Sadly, what we see most and what forms our perspective on veneering is the cheapest, most poorly designed and least carefully constructed furniture on the planet. Unfortunately for veneer, the larger furniture market’s attitude means that economy compromises quality.

However, plywood with veneers was also used to create some of the finest furniture the world has known. When used effectively, veneer supports a world of artistry with no limits to quality, durability or beauty. Some of the finest furniture from the early part of the 20th century made by Art Deco designer Jacques-Emile Ruhlmann used veneers. Still highly valued today, his creations inspire much of the work of our friend and colleague, master craftsman Frank Pollaro, among others.

These fine designers and builders use veneer and plywood to lend stability to furniture. Pianos take advantage of the greater stability lent by plywood with veneers. With some of Steinway’s most celebrated gems selling for upwards of $2,000,000, you can see how veneers on plywood, when masterfully done, can be stunning expressions of woodworking artistry.

In our shop, we make veneers in the manner of 18th century craftsmen, sawing them from logs. Our process generates a veneer far thicker than is possible by modern slicing (a thin board usually 1/8″ thick). While the cost increases, so does the strength of the veneer. Because of this integrity, our veneers achieve a more durable face which is easily repaired in contrast to the mass-produced veneers. The furniture made with this material retains the feel and look of solid wood and may be treated and finished in the same way.
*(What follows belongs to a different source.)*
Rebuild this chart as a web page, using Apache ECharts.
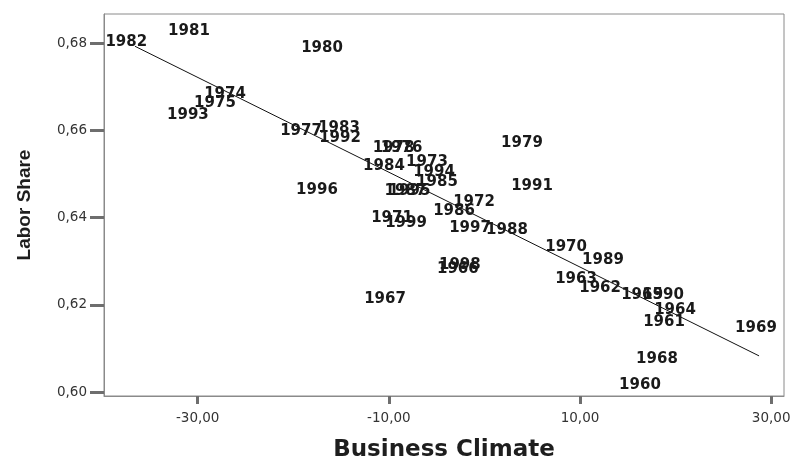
<!DOCTYPE html>
<html>
<head>
<meta charset="utf-8">
<script src="https://cdn.jsdelivr.net/npm/echarts@6/dist/echarts.min.js"></script>
<style>
  html, body { margin: 0; padding: 0; background: #fff; }
  #chart { width: 791px; height: 457px; }
</style>
</head>
<body>
<div id="chart"></div>
<script>
// Year labels, business climate (x) and labor share (y)
const years = [
  '1960','1961','1962','1963','1964','1965','1966','1967','1968','1969',
  '1970','1971','1972','1973','1974','1975','1976','1977','1978','1979',
  '1980','1981','1982','1983','1984','1985','1986','1987','1988','1989',
  '1990','1991','1992','1993','1994','1995','1996','1997','1998','1999'
];
const climate = [
  16.27, 18.79, 12.10, 9.58, 19.94, 16.49, -2.78, -10.40, 18.05, 28.41,
  8.54, -9.67, -1.09, -6.01, -27.14, -28.19, -8.67, -19.19, -9.51, 3.93,
  -16.99, -30.91, -37.47, -15.21, -10.51, -4.96, -3.18, -8.26, 2.36, 12.40,
  18.69, 4.98, -15.11, -31.02, -5.27, -7.84, -17.52, -1.51, -2.57, -8.20
];
const laborShare = [
  0.6016, 0.6161, 0.6239, 0.6259, 0.6188, 0.6223, 0.6283, 0.6213, 0.6076, 0.6147,
  0.6333, 0.6399, 0.6436, 0.6527, 0.6684, 0.6663, 0.6560, 0.6598, 0.6560, 0.6571,
  0.6788, 0.6828, 0.6803, 0.6605, 0.6518, 0.6482, 0.6415, 0.6461, 0.6372, 0.6303,
  0.6223, 0.6472, 0.6582, 0.6635, 0.6505, 0.6461, 0.6463, 0.6376, 0.6292, 0.6388
];

// Fitted regression line end points
const fitX = [-36.56, 28.73];
const fitY = [0.6793, 0.6083];

// Tick values
const xTicks = [-30, -10, 10, 30];
const yTicks = [0.60, 0.62, 0.64, 0.66, 0.68];

const comma = v => v.toFixed(2).replace('.', ',');

const chart = echarts.init(document.getElementById('chart'), null, { renderer: 'canvas' });

chart.setOption({
  animation: false,
  backgroundColor: '#fff',
  grid: {
    left: 104, right: 7, top: 14, bottom: 61,
    outerBoundsMode: 'none',
    containLabel: false,
    show: true, borderColor: '#8a8a8a', borderWidth: 1, backgroundColor: 'transparent'
  },
  xAxis: {
    type: 'value',
    min: -39.8, max: 31.34,
    name: 'Business Climate',
    nameLocation: 'middle',
    nameGap: 43,
    nameTextStyle: { fontFamily: 'DejaVu Sans', fontWeight: 'bold', fontSize: 23, color: '#1e1e1e' },
    axisLine: { show: true, onZero: false, lineStyle: { color: '#8a8a8a', width: 1 } },
    axisTick: { show: true, customValues: xTicks, length: 8, lineStyle: { color: '#6e6e6e', width: 3 } },
    axisLabel: {
      customValues: xTicks, formatter: comma, margin: 15,
      fontFamily: 'DejaVu Sans', fontSize: 13.5, color: '#333'
    },
    splitLine: { show: false }
  },
  yAxis: {
    type: 'value',
    min: 0.5991, max: 0.6867,
    name: 'Labor Share',
    nameLocation: 'middle',
    nameGap: 70,
    nameRotate: 90,
    nameTextStyle: { fontFamily: 'Liberation Sans', fontWeight: 'bold', fontSize: 19, color: '#1e1e1e' },
    axisLine: { show: true, onZero: false, lineStyle: { color: '#8a8a8a', width: 1 } },
    axisTick: { show: true, customValues: yTicks, length: 14, lineStyle: { color: '#6e6e6e', width: 3 } },
    axisLabel: {
      customValues: yTicks, formatter: comma, margin: 17,
      fontFamily: 'DejaVu Sans', fontSize: 13.5, color: '#333'
    },
    splitLine: { show: false }
  },
  series: [
    {
      type: 'line',
      data: fitX.map((x, i) => [x, fitY[i]]),
      showSymbol: false,
      symbol: 'none',
      lineStyle: { color: '#111', width: 1 },
      silent: true,
      z: 1
    },
    {
      type: 'scatter',
      data: years.map((y, i) => ({ name: y, value: [climate[i], laborShare[i]] })),
      symbolSize: 1,
      itemStyle: { color: 'rgba(0,0,0,0)', opacity: 1 },
      label: {
        show: true,
        position: 'inside',
        formatter: p => p.name,
        fontFamily: 'DejaVu Sans',
        fontWeight: 'bold',
        fontSize: 15,
        color: '#1a1a1a',
        opacity: 1,
        textBorderWidth: 0,
        textBorderColor: 'transparent'
      },
      labelLayout: { hideOverlap: false },
      z: 2
    }
  ]
});
</script>
</body>
</html>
Veneers also free me to use grain patterns as a design feature, since we get more patterns of a similar form with veneers. In solid lumber, even the two opposite faces of one board reveal very different grain patterns as they are an inch or more apart. Because veneers are so much thinner, the grain patterns remain very similar on both sides and sometimes several sequentially sawn veneers may retain those related grain patterns, creating dramatic symmetrical pictures on the surface of furniture.

Making our own veneers allows us to use woods such as burls or mahogany stumps that would not be stable enough for use as a solid piece. Some of the most beautiful grain patterns come from irregular and changing grain directions that make a board unstable or weak. Gluing and pressing a veneer from this material to a plywood substrate stabilizes and strengthens the piece. This process generates furniture that would not have been workable without the veneering process.